In deciding to go with both Anduril and General Atomics, Helfrich said the Air Force considered whether vendors were able to meet the service’s schedule, cost criteria, and performance requirements.
Helfrich said the April crash of a General Atomics YFQ-42A, which occurred in California shortly after takeoff for a test flight, was not a factor in the Air Force’s decision to award contracts to two firms. That crash led to a roughly six-week pause in YFQ-42A test flights, before resuming in May with a software fix.
Anduril, ShieldAI, and Collins each received a six-month contract line item number, or CLIN, to advance their mission autonomy software as much as possible in that time to meet the Air Force’s initial operating capability criteria, Helfrich said.
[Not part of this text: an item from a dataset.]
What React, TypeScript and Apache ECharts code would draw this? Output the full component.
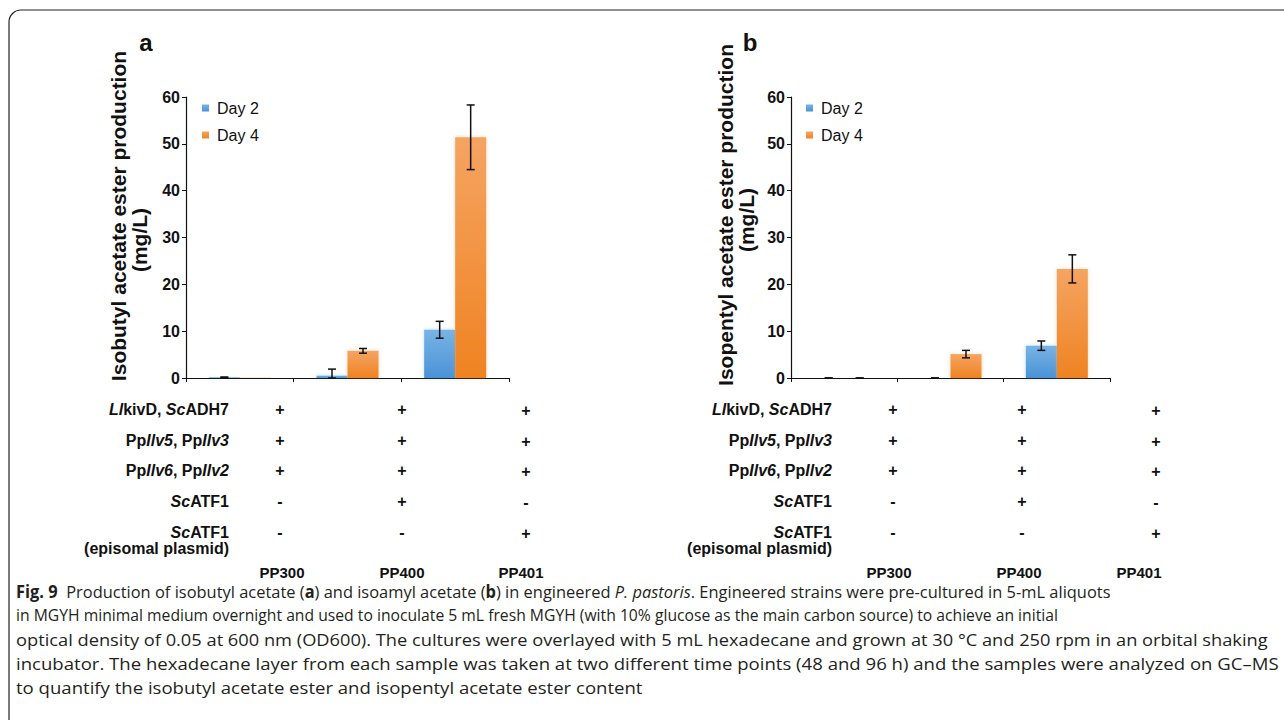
import React, { useEffect, useRef } from "react";
import * as echarts from "echarts";

// ---------- data ----------
const categories = ["PP300", "PP400", "PP401"];
const seriesNames = ["Day 2", "Day 4"];

// panel a: isobutyl acetate ester (mg/L)
const isobutylDay2 = [0.15, 0.5, 10.3];
const isobutylDay2Err = [0.05, 1.4, 1.8];
const isobutylDay4 = [0.05, 5.8, 51.4];
const isobutylDay4Err = [null, 0.5, 6.9];

// panel b: isopentyl acetate ester (mg/L)
const isopentylDay2 = [0, 0, 6.9];
const isopentylDay2Err = [0, 0, 1.0];
const isopentylDay4 = [0, 5.1, 23.3];
const isopentylDay4Err = [0, 0.8, 3.0];

const yTicks = { min: 0, max: 60, interval: 10 };

const rowLabels = [
  "{i|Ll}kivD, {i|Sc}ADH7",
  "Pp{i|Ilv5}, Pp{i|Ilv3}",
  "Pp{i|Ilv6}, Pp{i|Ilv2}",
  "{i|Sc}ATF1",
  "{i|Sc}ATF1",
];
const rowSubLabel = "(episomal plasmid)";
const rowMarks = [
  ["+", "+", "+"],
  ["+", "+", "+"],
  ["+", "+", "+"],
  ["-", "+", "-"],
  ["-", "-", "+"],
];

const yTitleA = "Isobutyl acetate ester production";
const yTitleB = "Isopentyl acetate ester production";
const yUnit = "(mg/L)";

const captionLines = [
  "{b|Fig. 9}  Production of isobutyl acetate ({b|a}) and isoamyl acetate ({b|b}) in engineered {i|P. pastoris}. Engineered strains were pre-cultured in 5-mL aliquots",
  "in MGYH minimal medium overnight and used to inoculate 5 mL fresh MGYH (with 10% glucose as the main carbon source) to achieve an initial",
  "optical density of 0.05 at 600 nm (OD600). The cultures were overlayed with 5 mL hexadecane and grown at 30 °C and 250 rpm in an orbital shaking",
  "incubator. The hexadecane layer from each sample was taken at two different time points (48 and 96 h) and the samples were analyzed on GC–MS",
  "to quantify the isobutyl acetate ester and isopentyl acetate ester content",
];
// horizontal fit of each caption line (style)
const captionScale = [0.967, 0.924, 1.075, 1.093, 1.091];

// ---------- styling ----------
const BAR_W = 31;
const FONT = "Liberation Sans, Arial, Helvetica, sans-serif";
const CAP_FONT = "Open Sans, Noto Sans, sans-serif";
const blueGrad = new echarts.graphic.LinearGradient(0, 0, 0, 1, [
  { offset: 0, color: "#78B4E6" },
  { offset: 1, color: "#4A92D6" },
]);
const orangeGrad = new echarts.graphic.LinearGradient(0, 0, 0, 1, [
  { offset: 0, color: "#F5A462" },
  { offset: 1, color: "#EF8322" },
]);

function errData(v2: number[], e2: (number | null)[], v4: number[], e4: (number | null)[]) {
  const out: any[] = [];
  v2.forEach((v, i) => {
    if (e2[i] !== null) out.push([i, v, e2[i], 0]);
  });
  v4.forEach((v, i) => {
    if (e4[i] !== null) out.push([i, v, e4[i], 1]);
  });
  return out;
}

function renderErr(params: any, api: any) {
  const cat = api.value(0);
  const v = api.value(1);
  const e = api.value(2);
  const s = api.value(3);
  const off = (s === 0 ? -1 : 1) * (BAR_W / 2);
  const top = api.coord([cat, v + e]);
  const bot = api.coord([cat, Math.max(0, v - e)]);
  const x = top[0] + off;
  const cw = 4;
  const st = { stroke: "#111", lineWidth: 1.5 };
  return {
    type: "group",
    children: [
      { type: "line", shape: { x1: x, y1: top[1], x2: x, y2: bot[1] }, style: st },
      { type: "line", shape: { x1: x - cw, y1: top[1], x2: x + cw, y2: top[1] }, style: st },
      { type: "line", shape: { x1: x - cw, y1: bot[1], x2: x + cw, y2: bot[1] }, style: st },
    ],
  };
}

function axisPair(gridIndex: number) {
  return {
    x: {
      type: "category",
      gridIndex,
      data: categories,
      axisLine: { lineStyle: { color: "#111", width: 1.2 } },
      axisTick: { show: true, length: 4, lineStyle: { color: "#111" } },
      axisLabel: { show: false },
    },
    y: {
      type: "value",
      gridIndex,
      ...yTicks,
      splitLine: { show: false },
      axisLine: { show: true, lineStyle: { color: "#111", width: 1.2 } },
      axisTick: { show: true, length: 4, lineStyle: { color: "#111" } },
      axisLabel: { fontFamily: FONT, fontWeight: "bold", fontSize: 16, color: "#111", margin: 6 },
    },
  };
}

function textEl(text: string, x: number, y: number, extra: any = {}) {
  return {
    type: "text",
    x,
    y,
    silent: true,
    style: {
      text,
      fontFamily: FONT,
      fontWeight: "bold",
      fontSize: 16,
      fill: "#111",
      textAlign: "right",
      textVerticalAlign: "middle",
      rich: {
        i: { fontStyle: "italic", fontWeight: "bold", fontFamily: FONT, fontSize: 16, fill: "#111" },
      },
      ...extra,
    },
  };
}

function tableEls(labelRight: number, markX: number[], ppX: number[]) {
  const rowsY = [409, 440, 470, 501, 532];
  const els: any[] = [];
  rowLabels.forEach((lab, r) => {
    els.push(textEl(lab, labelRight, rowsY[r]));
    rowMarks[r].forEach((m, c) => {
      els.push(textEl(m, markX[c], rowsY[r] + (c === 2 ? 1 : 0), { textAlign: "center", fontSize: 16 }));
    });
  });
  els.push(textEl(rowSubLabel, labelRight, 548));
  categories.forEach((c, i) => {
    els.push(textEl(c, ppX[i], 572, { textAlign: "center", fontSize: 15 }));
  });
  return els;
}

function yTitleEls(title: string, x1: number, y1: number, x2: number, y2: number) {
  const base = {
    fontFamily: FONT,
    fontWeight: "bold",
    fontSize: 21,
    fill: "#111",
    textAlign: "center",
    textVerticalAlign: "middle",
  };
  return [
    { type: "text", x: x1, y: y1, rotation: Math.PI / 2, silent: true, style: { ...base, text: title } },
    { type: "text", x: x2, y: y2, rotation: Math.PI / 2, silent: true, style: { ...base, text: yUnit } },
  ];
}

function legendCfg(left: number) {
  return {
    left,
    top: 100,
    padding: 0,
    orient: "vertical",
    itemWidth: 7,
    itemHeight: 7,
    itemGap: 11,
    icon: "rect",
    data: seriesNames,
    textStyle: { fontFamily: FONT, fontSize: 16, color: "#111", padding: [0, 0, 0, 3] },
  };
}

export default function App() {
  const ref = useRef<HTMLDivElement>(null);
  useEffect(() => {
    if (!ref.current) return;
    const chart = echarts.init(ref.current, null, { renderer: "svg" });
    const a = axisPair(0);
    const b = axisPair(1);
    const barCommon = { type: "bar", barWidth: BAR_W, barGap: "0%" };
    const blueStyle = { color: blueGrad, shadowBlur: 4, shadowColor: "rgba(90,160,220,0.35)" };
    const orangeStyle = { color: orangeGrad, shadowBlur: 4, shadowColor: "rgba(245,150,70,0.35)" };
    const option: any = {
      animation: false,
      backgroundColor: "#fff",
      grid: [
        { left: 186, top: 97, width: 323, height: 281 },
        { left: 791, top: 97, width: 319, height: 281 },
      ],
      xAxis: [a.x, b.x],
      yAxis: [a.y, b.y],
      legend: [legendCfg(202), legendCfg(806)],
      series: [
        { ...barCommon, name: seriesNames[0], xAxisIndex: 0, yAxisIndex: 0, data: isobutylDay2, itemStyle: blueStyle },
        { ...barCommon, name: seriesNames[1], xAxisIndex: 0, yAxisIndex: 0, data: isobutylDay4, itemStyle: orangeStyle },
        { ...barCommon, name: seriesNames[0], xAxisIndex: 1, yAxisIndex: 1, data: isopentylDay2, itemStyle: blueStyle },
        { ...barCommon, name: seriesNames[1], xAxisIndex: 1, yAxisIndex: 1, data: isopentylDay4, itemStyle: orangeStyle },
        {
          type: "custom",
          xAxisIndex: 0,
          yAxisIndex: 0,
          renderItem: renderErr,
          data: errData(isobutylDay2, isobutylDay2Err, isobutylDay4, isobutylDay4Err),
          encode: { x: 0, y: 1 },
          z: 5,
          silent: true,
        },
        {
          type: "custom",
          xAxisIndex: 1,
          yAxisIndex: 1,
          renderItem: renderErr,
          data: errData(isopentylDay2, isopentylDay2Err, isopentylDay4, isopentylDay4Err),
          encode: { x: 0, y: 1 },
          z: 5,
          silent: true,
        },
      ],
      graphic: [
        {
          type: "rect",
          silent: true,
          shape: { x: 9, y: 10, width: 1320, height: 730, r: 12 },
          style: { fill: "none", stroke: "#222", lineWidth: 1.2 },
        },
        { type: "text", x: 146, y: 42, silent: true, style: { text: "a", fontFamily: FONT, fontWeight: "bold", fontSize: 24, fill: "#111", textAlign: "center", textVerticalAlign: "middle" } },
        { type: "text", x: 750, y: 42, silent: true, style: { text: "b", fontFamily: FONT, fontWeight: "bold", fontSize: 24, fill: "#111", textAlign: "center", textVerticalAlign: "middle" } },
        ...yTitleEls(yTitleA, 118, 216, 139, 240),
        ...yTitleEls(yTitleB, 725, 215, 746, 220),
        ...tableEls(229, [280, 402, 526], [282, 402, 521]),
        ...tableEls(832, [893, 1022, 1156], [889, 1019, 1139]),
        ...captionLines.map((line, i) => ({
          type: "text",
          x: 16,
          y: 591 + i * 24,
          scaleX: captionScale[i],
          silent: true,
          style: {
            text: line,
            fontFamily: CAP_FONT,
            fontSize: 17,
            fill: "#231F20",
            textAlign: "left",
            textVerticalAlign: "middle",
            rich: {
              b: { fontWeight: "bold", fontFamily: CAP_FONT, fontSize: 17, fill: "#231F20" },
              i: { fontStyle: "italic", fontFamily: CAP_FONT, fontSize: 17, fill: "#231F20" },
            },
          },
        })),
      ],
    };
    chart.setOption(option);
    return () => chart.dispose();
  }, []);
  return <div ref={ref} style={{ position: "fixed", left: 0, top: 0, width: 1284, height: 720 }} />;
}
After that six months, the Air Force will see how far each company’s software has progressed and then down select further to two or even one remaining vendor for another six-month option. At the end of that second option in summer 2027, a company will need to have reached IOC capability, and the Air Force will ultimately make a single choice.
Helfrich said the Air Force’s mission autonomy contract will provide different opportunities for the six vendors in the pool, such as a future command-and-control project. The Air Force can choose to order software licenses from any of those vendors, he said.